While our animator was building sprites, sometimes a tweak (or many) was necessary, and we wanted to be able to just flip a few pictures, WITHOUT building new sprites, and be able to test easily on all browsers. So I built this algorithm recently with the Compass Animation plugin (https://github.com/ericam/compass-animation).
**In hindsight I think this was over-engineered and the
steps(x)
syntax could have worked instead of building a ton of keyframe blocks. Still a cool bit of logic I want share with the world.**Hey, I inserted the code on my website just like you wrote it.
And the fox is displayed, but it is not animated.

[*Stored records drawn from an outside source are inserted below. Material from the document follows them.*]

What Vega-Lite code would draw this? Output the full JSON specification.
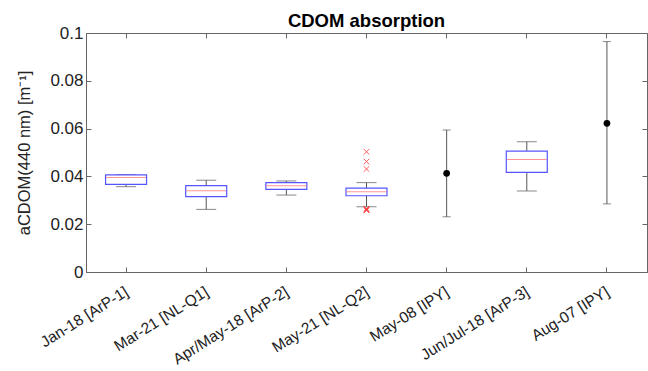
{
  "$schema": "https://vega.github.io/schema/vega-lite/v6.json",
  "width": 561,
  "height": 239,
  "autosize": {"type": "none"},
  "padding": {"left": 86, "top": 33, "right": 1, "bottom": 99},
  "background": "white",
  "config": {
    "font": "Liberation Sans",
    "view": {"stroke": "#666", "strokeWidth": 1},
    "axis": {"grid": false, "domainColor": "#666", "tickColor": "#666", "labelColor": "#222", "titleColor": "#222"}
  },
  "title": {"text": "CDOM absorption", "fontSize": 18.5, "fontWeight": "bold", "color": "#000", "anchor": "middle", "offset": -6, "font": "Liberation Sans"},
  "datasets": {
    "boxes": [
      {"cat": "Jan-18 [ArP-1]", "min": 0.0357, "q1": 0.0367, "median": 0.0395, "q3": 0.0406, "max": 0.0407},
      {"cat": "Mar-21 [NL-Q1]", "min": 0.0262, "q1": 0.0315, "median": 0.034, "q3": 0.0361, "max": 0.0384},
      {"cat": "Apr/May-18 [ArP-2]", "min": 0.0322, "q1": 0.0346, "median": 0.0361, "q3": 0.0374, "max": 0.0381},
      {"cat": "May-21 [NL-Q2]", "min": 0.0273, "q1": 0.0319, "median": 0.0336, "q3": 0.0351, "max": 0.0374},
      {"cat": "Jun/Jul-18 [ArP-3]", "min": 0.0339, "q1": 0.0417, "median": 0.0471, "q3": 0.0506, "max": 0.0545}
    ],
    "bars": [
      {"cat": "May-08 [IPY]", "mean": 0.0413, "lo": 0.0231, "hi": 0.0594},
      {"cat": "Aug-07 [IPY]", "mean": 0.0622, "lo": 0.0285, "hi": 0.0964}
    ],
    "outliers": [
      {"cat": "May-21 [NL-Q2]", "v": 0.0503},
      {"cat": "May-21 [NL-Q2]", "v": 0.0462},
      {"cat": "May-21 [NL-Q2]", "v": 0.0431},
      {"cat": "May-21 [NL-Q2]", "v": 0.0262},
      {"cat": "May-21 [NL-Q2]", "v": 0.0258},
      {"cat": "May-21 [NL-Q2]", "v": 0.0265},
      {"cat": "May-21 [NL-Q2]", "v": 0.026}
    ]
  },
  "resolve": {"axis": {"x": "independent", "y": "independent"}},
  "layer": [
    {
      "data": {"name": "boxes"},
      "mark": {"type": "rule", "color": "#555", "strokeWidth": 1},
      "encoding": {
        "x": {"field": "cat", "type": "nominal", "sort": null,
          "scale": {"type": "band", "domain": ["Jan-18 [ArP-1]", "Mar-21 [NL-Q1]", "Apr/May-18 [ArP-2]", "May-21 [NL-Q2]", "May-08 [IPY]", "Jun/Jul-18 [ArP-3]", "Aug-07 [IPY]"], "paddingInner": 0, "paddingOuter": 0},
          "axis": {"orient": "bottom", "title": null, "labelAngle": -32, "labelAlign": "right", "labelBaseline": "top", "labelFontSize": 15.5, "labelPadding": 17, "labelOffset": -3, "tickSize": -5, "domainColor": "#666"}},
        "y": {"field": "min", "type": "quantitative",
          "scale": {"domain": [0, 0.1], "nice": false, "zero": true},
          "axis": {"orient": "left", "values": [0, 0.02, 0.04, 0.06, 0.08, 0.1], "format": ".2~f", "labelFontSize": 17, "labelPadding": 8, "tickSize": -5,
            "title": "aCDOM(440 nm) [m⁻¹]", "titleFontSize": 16.5, "titleFontWeight": "normal", "titlePadding": 17}},
        "y2": {"field": "max"}
      }
    },
    {
      "data": {"name": "boxes"},
      "mark": {"type": "tick", "color": "#555", "size": 20, "thickness": 1},
      "encoding": {
        "x": {"field": "cat", "type": "nominal", "axis": null},
        "y": {"field": "min", "type": "quantitative", "axis": null}
      }
    },
    {
      "data": {"name": "boxes"},
      "mark": {"type": "tick", "color": "#555", "size": 20, "thickness": 1},
      "encoding": {
        "x": {"field": "cat", "type": "nominal", "axis": null},
        "y": {"field": "max", "type": "quantitative", "axis": null}
      }
    },
    {
      "data": {"name": "boxes"},
      "mark": {"type": "bar", "width": 41, "fill": "white", "stroke": "#5555ff", "strokeWidth": 1.2},
      "encoding": {
        "x": {"field": "cat", "type": "nominal", "axis": null},
        "y": {"field": "q1", "type": "quantitative", "axis": null},
        "y2": {"field": "q3"}
      }
    },
    {
      "data": {"name": "boxes"},
      "mark": {"type": "tick", "color": "#ff6666", "size": 40, "thickness": 1},
      "encoding": {
        "x": {"field": "cat", "type": "nominal", "axis": null},
        "y": {"field": "median", "type": "quantitative", "axis": null}
      }
    },
    {
      "data": {"name": "bars"},
      "mark": {"type": "rule", "color": "#555", "strokeWidth": 1},
      "encoding": {
        "x": {"field": "cat", "type": "nominal", "axis": null},
        "y": {"field": "lo", "type": "quantitative", "axis": null},
        "y2": {"field": "hi"}
      }
    },
    {
      "data": {"name": "bars"},
      "mark": {"type": "tick", "color": "#555", "size": 8, "thickness": 1},
      "encoding": {
        "x": {"field": "cat", "type": "nominal", "axis": null},
        "y": {"field": "lo", "type": "quantitative", "axis": null}
      }
    },
    {
      "data": {"name": "bars"},
      "mark": {"type": "tick", "color": "#555", "size": 8, "thickness": 1},
      "encoding": {
        "x": {"field": "cat", "type": "nominal", "axis": null},
        "y": {"field": "hi", "type": "quantitative", "axis": null}
      }
    },
    {
      "data": {"name": "bars"},
      "mark": {"type": "point", "filled": true, "color": "#000", "size": 45, "opacity": 1},
      "encoding": {
        "x": {"field": "cat", "type": "nominal", "axis": null},
        "y": {"field": "mean", "type": "quantitative", "axis": null}
      }
    },
    {
      "data": {"name": "outliers"},
      "mark": {"type": "point", "shape": "M -1 -1 L 1 1 M 1 -1 L -1 1", "filled": false, "color": "#ff3333", "size": 30, "strokeWidth": 1, "opacity": 0.8},
      "encoding": {
        "x": {"field": "cat", "type": "nominal", "axis": {"orient": "top", "title": null, "labels": false, "ticks": true, "tickSize": -5, "tickColor": "#666", "domain": false}},
        "y": {"field": "v", "type": "quantitative", "axis": {"orient": "right", "title": null, "labels": false, "ticks": true, "tickSize": -5, "tickColor": "#666", "domain": false, "values": [0, 0.02, 0.04, 0.06, 0.08, 0.1]}}
      }
    }
  ]
}
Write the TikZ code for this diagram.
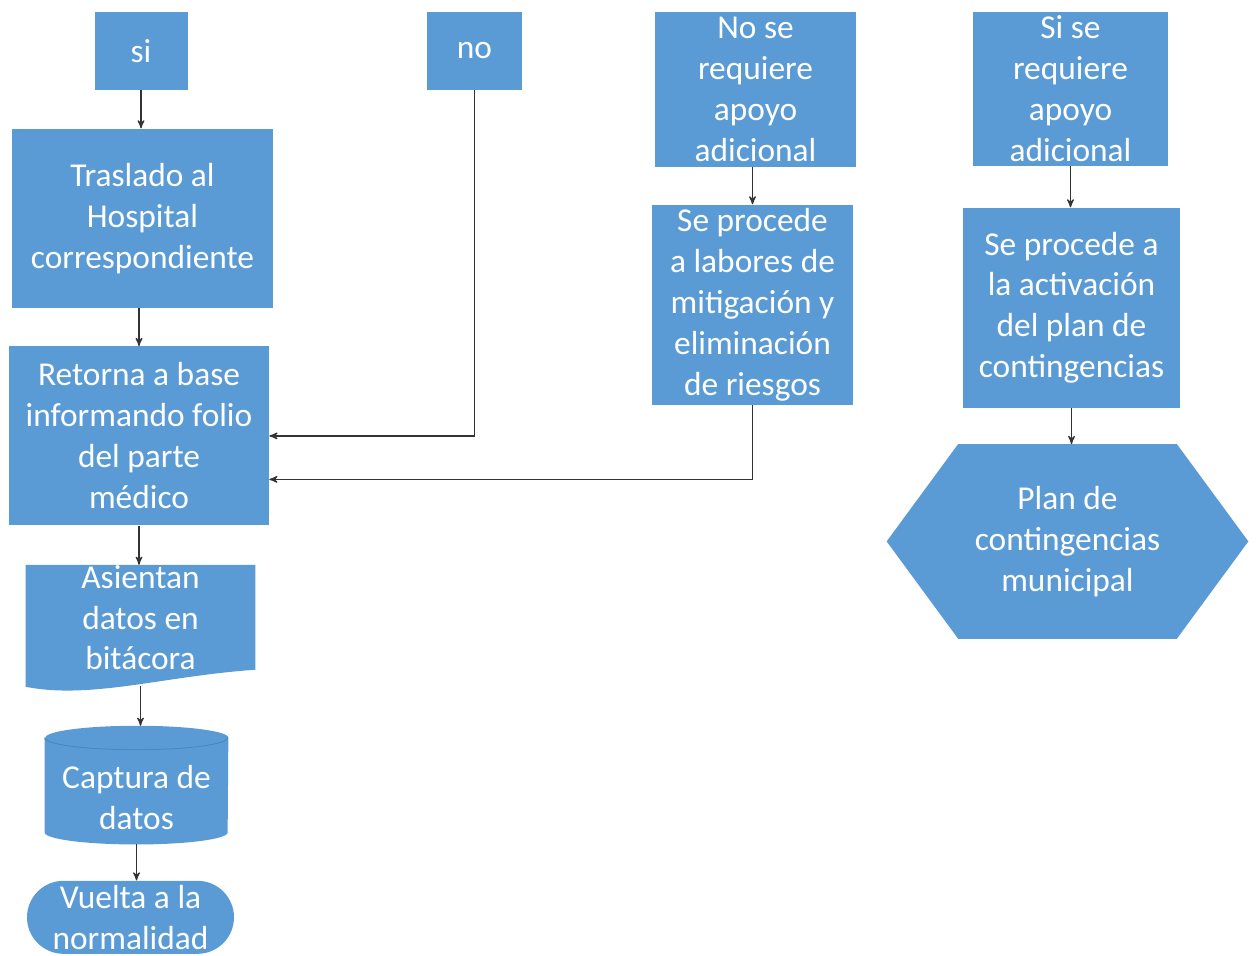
\documentclass[tikz,border=0pt]{standalone}
\usepackage{fontspec}
\setmainfont{Carlito}
\usetikzlibrary{arrows,positioning,shapes.misc,backgrounds}
\definecolor{officeblue}{HTML}{5B9BD5}
\definecolor{rimblue}{HTML}{4A86C0}

\begin{document}
\begin{tikzpicture}[>=stealth', node distance=0.76cm,
  box/.style={rectangle, fill=officeblue, text=white, align=center, inner sep=0pt, font=\fontsize{19}{23.3}\selectfont},
  bare/.style={rectangle, text=white, align=center, inner sep=0pt, font=\fontsize{19}{23.3}\selectfont},
  flow/.style={->, draw=black!80, line width=0.7pt}]
\useasboundingbox (0,0) rectangle (25.14,-19.12);

\node[box, minimum width=1.86cm, minimum height=1.56cm] (si) at (2.82,-1.02) {si};
\node[box, minimum width=1.90cm, minimum height=1.56cm] (no) at (9.49,-1.02) {no};
\node[box, minimum width=4.02cm, minimum height=3.10cm] (nosereq) at (15.11,-1.79) {No se\\requiere\\apoyo\\adicional};
\node[box, minimum width=3.90cm, minimum height=3.08cm] (sisereq) at (21.41,-1.78) {Si se\\requiere\\apoyo\\adicional};

\node[box, minimum width=5.22cm, minimum height=3.58cm, below=of si, xshift=0.03cm] (traslado) {Traslado al\\Hospital\\correspondiente};
\node[box, minimum width=5.20cm, minimum height=3.58cm, below=of traslado, xshift=-0.07cm] (retorna) {Retorna a base\\informando folio\\del parte\\médico};
\node[bare, minimum width=4.58cm, below=0.78cm of retorna, xshift=0.03cm] (asientan) {Asientan\\datos en\\bitácora};
\node[bare, minimum width=3.66cm, minimum height=1.88cm, below=3.70cm of asientan.north, xshift=-0.08cm] (captura) {Captura de\\datos};
\node[box, rounded rectangle, minimum width=4.14cm, minimum height=1.46cm, below=0.72cm of captura, xshift=-0.12cm] (vuelta) {Vuelta a la\\normalidad};

\node[box, minimum width=4.02cm, minimum height=4.00cm, below=0.74cm of nosereq, xshift=-0.06cm] (labores) {Se procede\\a labores de\\mitigación y\\eliminación\\de riesgos};
\node[box, minimum width=4.34cm, minimum height=4.00cm, below=0.82cm of sisereq, xshift=0.02cm] (activacion) {Se procede a\\la activación\\del plan de\\contingencias};
\node[bare, minimum width=7.22cm, minimum height=3.88cm, below=0.72cm of activacion, xshift=-0.08cm] (plan) {Plan de\\contingencias\\municipal};

\begin{scope}[on background layer]
\fill[officeblue] (asientan.north west) -- (asientan.north east) -- ([yshift=-2.10cm]asientan.north east)
  .. controls ([shift={(-1.8cm,-2.22cm)}]asientan.north east) and ([shift={(1.3cm,-2.70cm)}]asientan.north west)
  .. ([yshift=-2.44cm]asientan.north west) -- cycle;
\fill[officeblue] ([yshift=0.24cm]captura.north west) -- ([yshift=0.24cm]captura.south west)
  arc[start angle=180, end angle=360, x radius=1.83cm, y radius=0.24cm]
  -- ([yshift=0.24cm]captura.north east)
  arc[start angle=0, end angle=180, x radius=1.83cm, y radius=0.24cm] -- cycle;
\draw[rimblue, line width=0.5pt] ([yshift=0.24cm]captura.north west)
  arc[start angle=180, end angle=360, x radius=1.83cm, y radius=0.24cm];
\fill[officeblue] (plan.west) -- ([xshift=1.43cm]plan.north west) -- ([xshift=-1.43cm]plan.north east)
  -- (plan.east) -- ([xshift=-1.43cm]plan.south east) -- ([xshift=1.43cm]plan.south west) -- cycle;
\end{scope}

\coordinate (wavefoot) at ([yshift=-2.42cm]asientan.north);
\coordinate (captop) at ([yshift=0.48cm]captura.north);
\coordinate (lowentry) at ([yshift=-0.87cm]retorna.east);

\draw[flow] (si.south) -- (si.south |- traslado.north);
\draw[flow] (retorna.north |- traslado.south) -- (retorna.north);
\draw[flow] (retorna.south) -- (retorna.south |- asientan.north);
\draw[flow] (wavefoot) -- (wavefoot |- captop);
\draw[flow] (captura.south) -- (captura.south |- vuelta.north);
\draw[flow] (no.south) |- (retorna.east);
\draw[flow] (labores.south) |- (lowentry);
\draw[flow] (labores.north |- nosereq.south) -- (labores.north);
\draw[flow] (sisereq.south) -- (sisereq.south |- activacion.north);
\draw[flow] (activacion.south) -- (activacion.south |- plan.north);
\end{tikzpicture}
\end{document}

Maybe you can tell me, what I did wrong.
See for yourself: http://smu.bplaced.net/Unnamed.html
(I a just getting started and try stuff out, but I’d very much like to know what’s the problem here. Please don’t rip my head off)
You need to prefix some of the animation properties, like keyframes, animation-name, etc.
Sweet, I got it now. Thanks a lot.
Can someone make this into an animated gif?!?! Would love to have this as a live wallpaper on my Android!!
Thanks for the explanation here!
Anyone know if there’s an easy way in PS to export frames to a single image (like the one in this anim) with the same distance between each frame? Or any other way to accomplish that in more or less automatic fashion from a layered PS file?